== Provided records
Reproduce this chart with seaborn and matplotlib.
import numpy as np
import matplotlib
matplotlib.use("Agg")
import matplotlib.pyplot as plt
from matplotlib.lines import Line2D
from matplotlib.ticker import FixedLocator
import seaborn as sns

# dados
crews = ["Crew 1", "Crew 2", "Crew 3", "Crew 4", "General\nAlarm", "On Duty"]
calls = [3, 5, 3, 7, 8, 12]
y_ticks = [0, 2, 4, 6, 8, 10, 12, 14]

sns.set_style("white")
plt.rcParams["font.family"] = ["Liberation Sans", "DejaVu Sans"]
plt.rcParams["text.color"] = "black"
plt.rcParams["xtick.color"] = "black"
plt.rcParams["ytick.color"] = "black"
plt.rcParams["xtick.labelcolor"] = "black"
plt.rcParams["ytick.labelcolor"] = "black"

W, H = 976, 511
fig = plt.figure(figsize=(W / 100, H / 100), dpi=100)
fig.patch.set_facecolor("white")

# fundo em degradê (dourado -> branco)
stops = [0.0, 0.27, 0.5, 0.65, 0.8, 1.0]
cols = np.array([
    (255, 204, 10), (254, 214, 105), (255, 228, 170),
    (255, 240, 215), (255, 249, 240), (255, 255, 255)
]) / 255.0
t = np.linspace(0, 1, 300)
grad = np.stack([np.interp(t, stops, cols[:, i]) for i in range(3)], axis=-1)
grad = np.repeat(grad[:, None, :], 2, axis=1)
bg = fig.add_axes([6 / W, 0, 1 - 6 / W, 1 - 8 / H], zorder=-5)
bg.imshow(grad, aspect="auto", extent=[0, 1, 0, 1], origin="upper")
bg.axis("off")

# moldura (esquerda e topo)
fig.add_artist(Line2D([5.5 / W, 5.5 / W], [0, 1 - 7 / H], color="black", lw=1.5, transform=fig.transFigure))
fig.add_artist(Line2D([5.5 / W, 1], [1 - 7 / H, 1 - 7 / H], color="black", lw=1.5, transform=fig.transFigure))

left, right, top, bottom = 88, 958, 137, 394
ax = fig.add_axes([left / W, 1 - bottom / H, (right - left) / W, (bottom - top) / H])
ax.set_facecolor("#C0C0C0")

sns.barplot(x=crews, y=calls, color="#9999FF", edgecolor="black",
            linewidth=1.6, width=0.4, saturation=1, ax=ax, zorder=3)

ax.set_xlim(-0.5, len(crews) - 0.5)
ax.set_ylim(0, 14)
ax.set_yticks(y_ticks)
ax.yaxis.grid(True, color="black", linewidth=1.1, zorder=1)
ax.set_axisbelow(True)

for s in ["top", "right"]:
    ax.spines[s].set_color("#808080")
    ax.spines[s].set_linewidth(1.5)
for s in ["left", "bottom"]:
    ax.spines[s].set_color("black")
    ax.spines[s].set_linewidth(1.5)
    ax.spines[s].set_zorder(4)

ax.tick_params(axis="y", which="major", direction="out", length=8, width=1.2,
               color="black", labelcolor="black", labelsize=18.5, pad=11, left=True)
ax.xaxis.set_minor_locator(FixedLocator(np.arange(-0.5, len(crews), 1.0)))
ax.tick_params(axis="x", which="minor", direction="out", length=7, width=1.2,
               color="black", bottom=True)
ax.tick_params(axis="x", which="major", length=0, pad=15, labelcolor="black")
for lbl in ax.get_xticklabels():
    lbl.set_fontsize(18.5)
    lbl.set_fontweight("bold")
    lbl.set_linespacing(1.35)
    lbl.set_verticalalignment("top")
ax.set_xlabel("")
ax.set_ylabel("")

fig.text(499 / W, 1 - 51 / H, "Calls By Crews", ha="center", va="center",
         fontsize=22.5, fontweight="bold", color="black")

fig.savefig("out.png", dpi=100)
====
== Provided records
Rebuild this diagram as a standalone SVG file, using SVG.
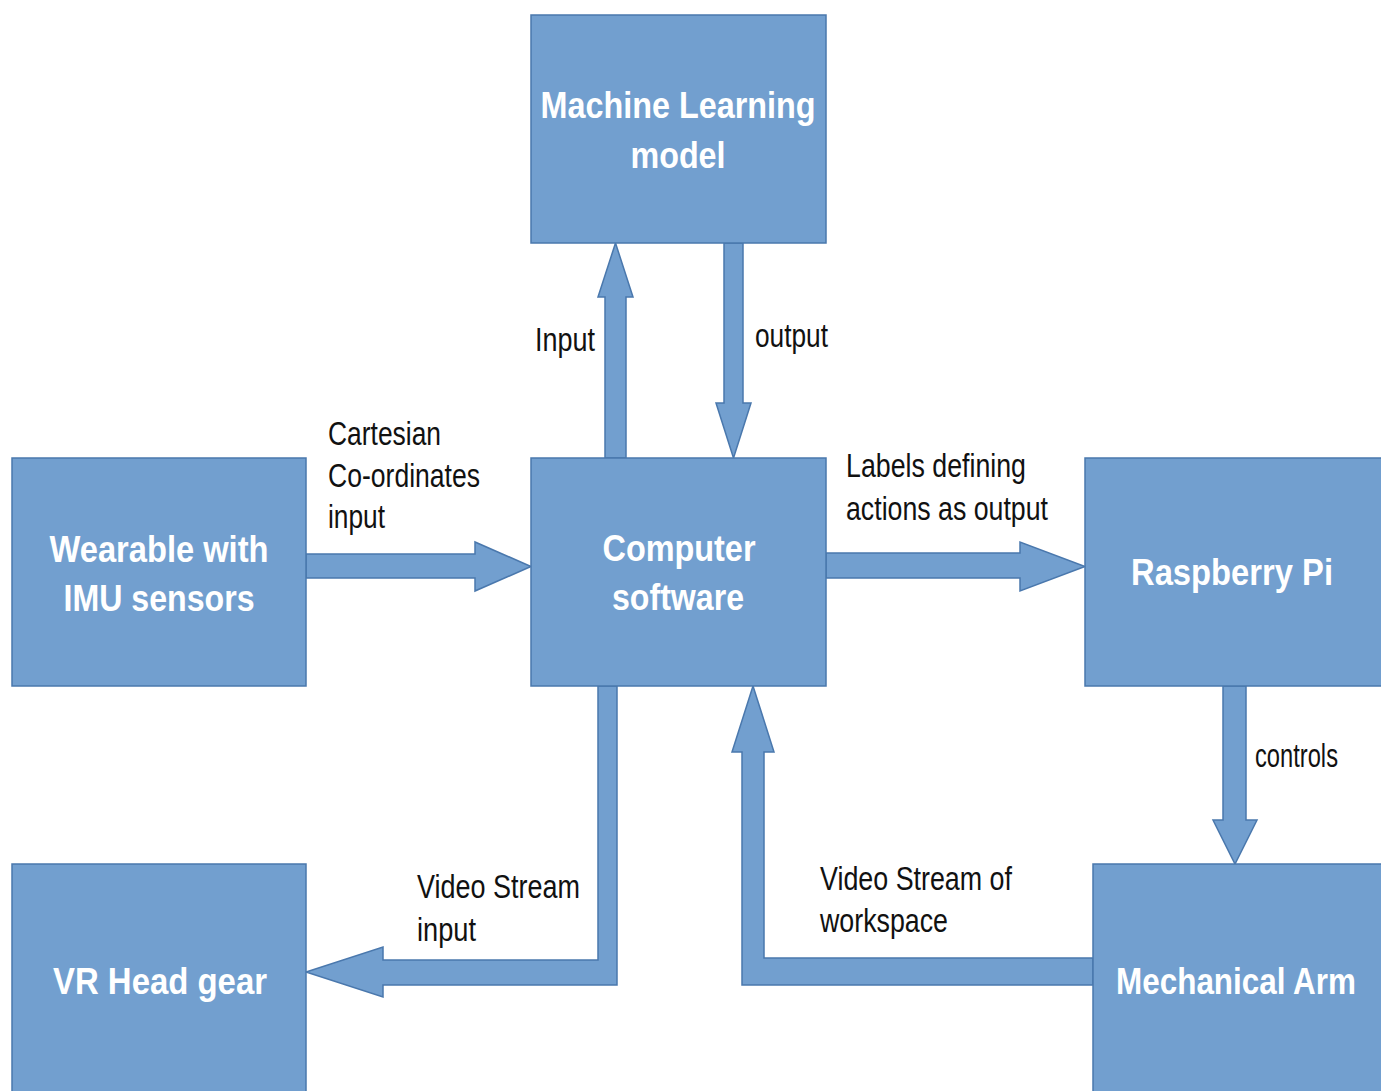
====
**Written request:**
Provide an exact reproduction of only those lines that start at the line containing "Reproduce this chart" and end at the line containing "y_ticks = [0, 2, 4, 6, 8, 10, 12, 14]", inclusive.

**Exercise output:**
Reproduce this chart with seaborn and matplotlib.
import numpy as np
import matplotlib
matplotlib.use("Agg")
import matplotlib.pyplot as plt
from matplotlib.lines import Line2D
from matplotlib.ticker import FixedLocator
import seaborn as sns

# dados
crews = ["Crew 1", "Crew 2", "Crew 3", "Crew 4", "General\nAlarm", "On Duty"]
calls = [3, 5, 3, 7, 8, 12]
y_ticks = [0, 2, 4, 6, 8, 10, 12, 14]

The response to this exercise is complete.